Can I build a better relationship with my dog?

(Q) Our Border Collie-cross is quite aggressive towards dogs he doesn't know or those he meets at obedience and agility classes. He gets on well with our other dogs and our cats. He barks and tries to nip (but not bite) people he doesn't know. He loves children but gets carried away and excited, which leads to nipping in a playful manner. For a dog his size he only eats about two scoops of food per night. He gets lots of walks but still comes home with too much energy. He has been neutered but some nights he wees on the floor.

Working dog breeds have boundless physical and mental energy. Many such dogs inherit strong working instincts and need to be kept occupied if they are to settle into a family environment.

Your dog is showing a lot of the behaviour that might be expected of a dog who was under-socialised as a puppy. He's finding it hard to deal with strange people, with the exception of children to whom he does relate well but sadly without the self control necessary for a successful outcome. It is possible that he is a very confused dog.

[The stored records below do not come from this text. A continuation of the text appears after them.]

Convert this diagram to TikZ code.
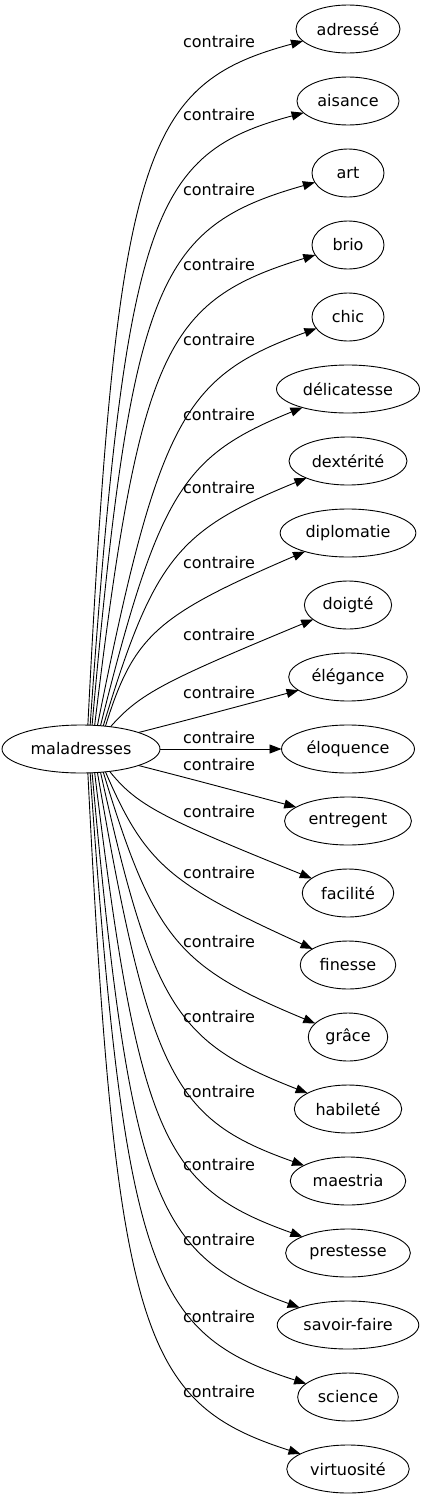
\documentclass[tikz,border=0pt]{standalone}
\usepackage{fontspec}
\setmainfont{DejaVu Sans}
\usetikzlibrary{arrows.meta, positioning, calc, shapes.geometric}

\begin{document}
\begin{tikzpicture}[x=1pt, y=-1pt, node distance=24pt,
  word/.style={draw, ellipse, line width=0.9pt, minimum width=72pt, minimum height=48pt,
               inner xsep=5.5pt, outer sep=0pt, font=\fontsize{16}{19}\selectfont},
  rel/.style={inner sep=1pt, font=\fontsize{16}{19}\selectfont},
  arrow/.style={-{Triangle[length=12pt, width=9pt]}, line width=0.9pt}]

  \useasboundingbox (0,0) rectangle (427,1499);

  \node[word] (mal) at (81,749) {maladresses};

  \node[word] (adresse) at (348,29)      {adressé};
  \node[word, below=of adresse]     (aisance)     {aisance};
  \node[word, below=of aisance]     (art)         {art};
  \node[word, below=of art]         (brio)        {brio};
  \node[word, below=of brio]        (chic)        {chic};
  \node[word, below=of chic]        (delicatesse) {délicatesse};
  \node[word, below=of delicatesse] (dexterite)   {dextérité};
  \node[word, below=of dexterite]   (diplomatie)  {diplomatie};
  \node[word, below=of diplomatie]  (doigte)      {doigté};
  \node[word, below=of doigte]      (elegance)    {élégance};
  \node[word, below=of elegance]    (eloquence)   {éloquence};
  \node[word, below=of eloquence]   (entregent)   {entregent};
  \node[word, below=of entregent]   (facilite)    {facilité};
  \node[word, below=of facilite]    (finesse)     {finesse};
  \node[word, below=of finesse]     (grace)       {grâce};
  \node[word, below=of grace]       (habilete)    {habileté};
  \node[word, below=of habilete]    (maestria)    {maestria};
  \node[word, below=of maestria]    (prestesse)   {prestesse};
  \node[word, below=of prestesse]   (savoirfaire) {savoir-faire};
  \node[word, below=of savoirfaire] (science)     {science};
  \node[word, below=of science]     (virtuosite)  {virtuosité};

  % edges: target / start angle on maladresses / bend point
  \foreach \w/\a/\kx/\ky in {adresse/74/120/90, aisance/69/130/159, art/65/136/233,
      brio/60/145/307, chic/55/166/383, delicatesse/50/166/463, dexterite/46/160/538,
      diplomatie/43/137/624, doigte/37/143/690, elegance/16/195/718,
      entregent/-16/195/780, facilite/-38/140/809, finesse/-43/150/875,
      grace/-46/160/959, habilete/-50/159/1035, maestria/-55/156/1113,
      prestesse/-60/144/1180, savoirfaire/-65/135/1248, science/-69/129/1327,
      virtuosite/-74/119/1396}
    \draw[arrow] (mal.\a) .. controls ($(mal.\a)!.9!(\kx,\ky)$)
                              and ($(\w)!.9!(\kx,\ky)$) .. (\w);
  \draw[arrow] (mal) -- (eloquence);

  % labels
  \foreach \ly in {42,115,190,265,340,415,488,563,635,693,738,
                   765,812,873,942,1017,1092,1165,1240,1317,1392}
    \node[rel] (lab\ly) at (219,\ly) {contraire};
\end{tikzpicture}
\end{document}
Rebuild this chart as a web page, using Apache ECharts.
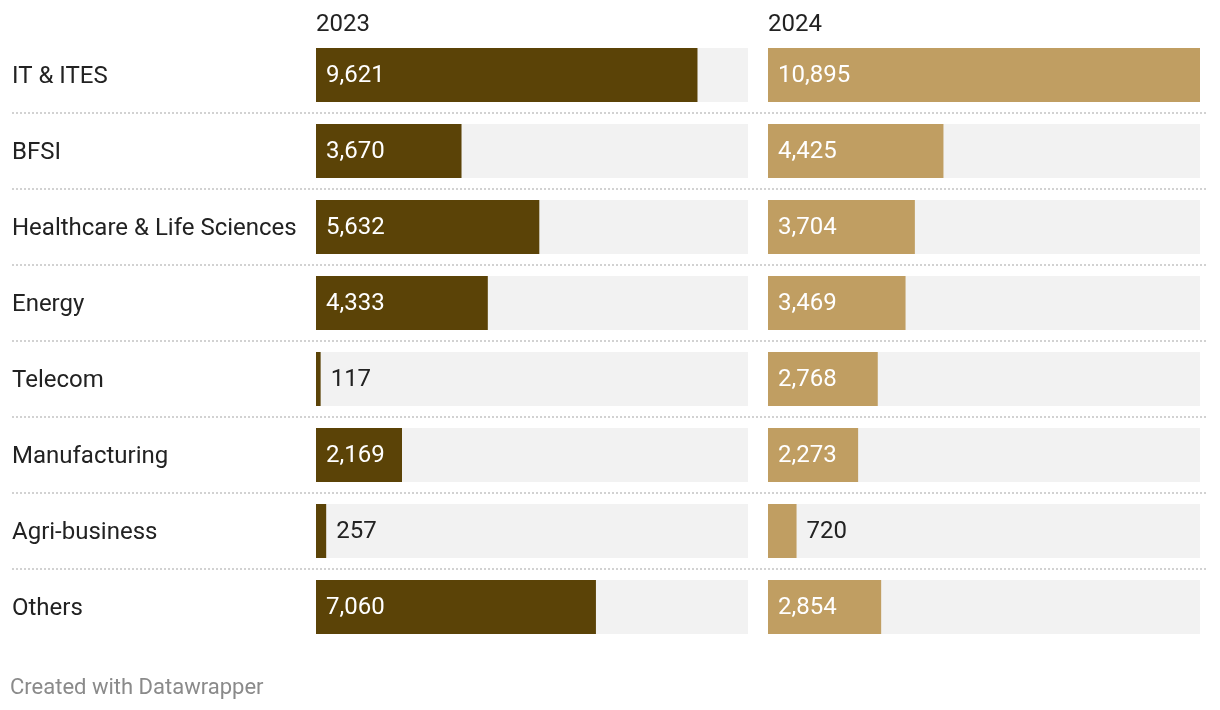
<!DOCTYPE html>
<html>
<head>
<meta charset="utf-8">
<script src="https://cdn.jsdelivr.net/npm/echarts@6/dist/echarts.min.js"></script>
<style>
html,body{margin:0;padding:0;background:#fff;}
#chart{width:1220px;height:710px;}
</style>
</head>
<body>
<div id="chart"></div>
<script>
const categories = ["IT & ITES","BFSI","Healthcare & Life Sciences","Energy","Telecom","Manufacturing","Agri-business","Others"];
const values2023 = [9621,3670,5632,4333,117,2169,257,7060];
const values2024 = [10895,4425,3704,3469,2768,2273,720,2854];
const seriesNames = ["2023","2024"];
const footerText = "Created with Datawrapper";

const FONT = "Roboto, 'Noto Sans', sans-serif";
const maxValue = Math.max(...values2023, ...values2024);
const colors = ["#5b4307", "#c09e62"];

function items(vals){
  return vals.map(v => {
    const inside = v / maxValue > 0.12;
    return {
      value: v,
      label: inside
        ? {show:true, position:'insideLeft', distance:10, color:'#ffffff'}
        : {show:true, position:'right', distance:10, color:'#222222'}
    };
  });
}

const chart = echarts.init(document.getElementById('chart'), null, {renderer:'canvas'});
const gridTop = 37, rowH = 76;
const option = {
  animation:false,
  backgroundColor:'#ffffff',
  title:[
    {text:seriesNames[0], left:316, top:13, padding:0, textStyle:{fontFamily:FONT, fontSize:24, fontWeight:'normal', color:'#222'}},
    {text:seriesNames[1], left:768, top:13, padding:0, textStyle:{fontFamily:FONT, fontSize:24, fontWeight:'normal', color:'#222'}},
    {text:footerText, left:10, top:677, padding:0, textStyle:{fontFamily:FONT, fontSize:22, fontWeight:'normal', color:'#8a8a8a'}}
  ],
  grid:[
    {left:316, width:432, top:gridTop, height:rowH*categories.length},
    {left:768, width:432, top:gridTop, height:rowH*categories.length},
    {left:12, width:1196, top:gridTop+rowH, height:rowH*(categories.length-2)}
  ],
  xAxis:[
    {gridIndex:0, type:'value', min:0, max:maxValue, show:false},
    {gridIndex:1, type:'value', min:0, max:maxValue, show:false},
    {gridIndex:2, type:'value', min:0, max:1, show:false}
  ],
  yAxis:[
    {gridIndex:0, type:'category', inverse:true, data:categories,
      axisLine:{show:false}, axisTick:{show:false}, splitLine:{show:false},
      axisLabel:{show:true, align:'left', margin:304,
        formatter: v => '{a|' + v + '}',
        rich:{a:{fontFamily:FONT, fontSize:24, color:'#222', padding:[4,0,0,0]}}}},
    {gridIndex:1, type:'category', inverse:true, data:categories,
      axisLine:{show:false}, axisTick:{show:false}, splitLine:{show:false}, axisLabel:{show:false}},
    {gridIndex:2, type:'category', inverse:true, boundaryGap:false, data:categories.slice(1),
      axisLine:{show:false}, axisTick:{show:false}, axisLabel:{show:false},
      splitLine:{show:true, lineStyle:{color:'#d2d2d2', width:2, type:[2,2]}}}
  ],
  series:[
    {type:'bar', name:seriesNames[0], xAxisIndex:0, yAxisIndex:0, data:items(values2023), barWidth:54,
      itemStyle:{color:colors[0]}, showBackground:true, backgroundStyle:{color:'#f2f2f2'},
      label:{fontFamily:FONT, fontSize:24, offset:[0,1], formatter:p => p.value.toLocaleString('en-US')}},
    {type:'bar', name:seriesNames[1], xAxisIndex:1, yAxisIndex:1, data:items(values2024), barWidth:54,
      itemStyle:{color:colors[1]}, showBackground:true, backgroundStyle:{color:'#f2f2f2'},
      label:{fontFamily:FONT, fontSize:24, offset:[0,1], formatter:p => p.value.toLocaleString('en-US')}}
  ]
};
chart.setOption(option);
</script>
</body>
</html>
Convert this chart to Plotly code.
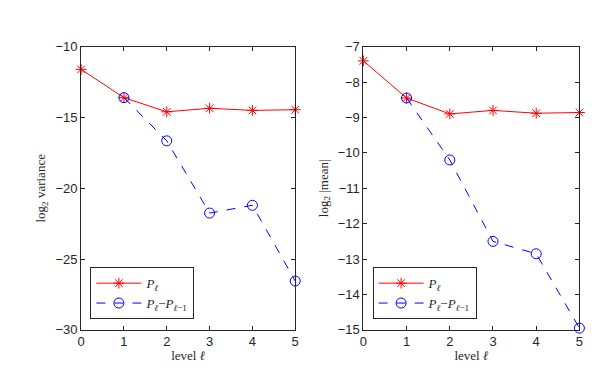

He also appears to have a submissive urination problem so it might be worth getting a urine sample checked out at the vet's. If he were my dog I would be doing the following:

1. Introduce a basic ‘learn to earn' programme in a totally non-confrontational way to restructure your relationship with your dog. Make sure that everything he sees as rewarding is earned by an immediate response to a simple command that he knows. Control all the important resources that make his life enjoyable. This is a good way of teaching self-restraint and manners to your dog.

Then use the respect that you have built up to help your dog to control himself when he meets other dogs or strange people - using the commands ‘Sit' and ‘Stay' comes to mind. Bear in mind that classes with dogs in close proximity to each other or where exciting training is taking place are not the best places to get initial control over your dog. You may need to leave training classes for a time until you have made some significant progress.

2. I would use a training method where the dog has to take part in the training decision-making. If he makes the right decision, he gets the reward; if he doesn't, the reward is withheld and he starts again. Methods such as clicker training can be very successful with this type of dog. This dog needs positive things to occupy his mind, taught in a place where there are few other pressures on him. In particular he needs to learn the command ‘Settle', which means lie down here and relax until I am ready for you.

Have him on a 5 – 6ft lead. Sit down and relax and put your foot on the lead at a point where it is just more comfortable for him to lie down than stand. Then ignore him. When he decides to lie down quietly reward him with food and voice.

3. The amount of food he is eating is less important than the type and quality. If you are feeding a high protein commercial working grade food, there may be a case for experimenting with a raw, wet food diet.

Take a look at some of the websites relating to the BARF (bones and raw food) diet or simply try out some of the wet frozen or packaged complete foods. Some dogs over-react to some of the items found in dry commercial dog food.

Having a good working dog requires more than teaching obedience exercises. It needs careful building of your shared relationship.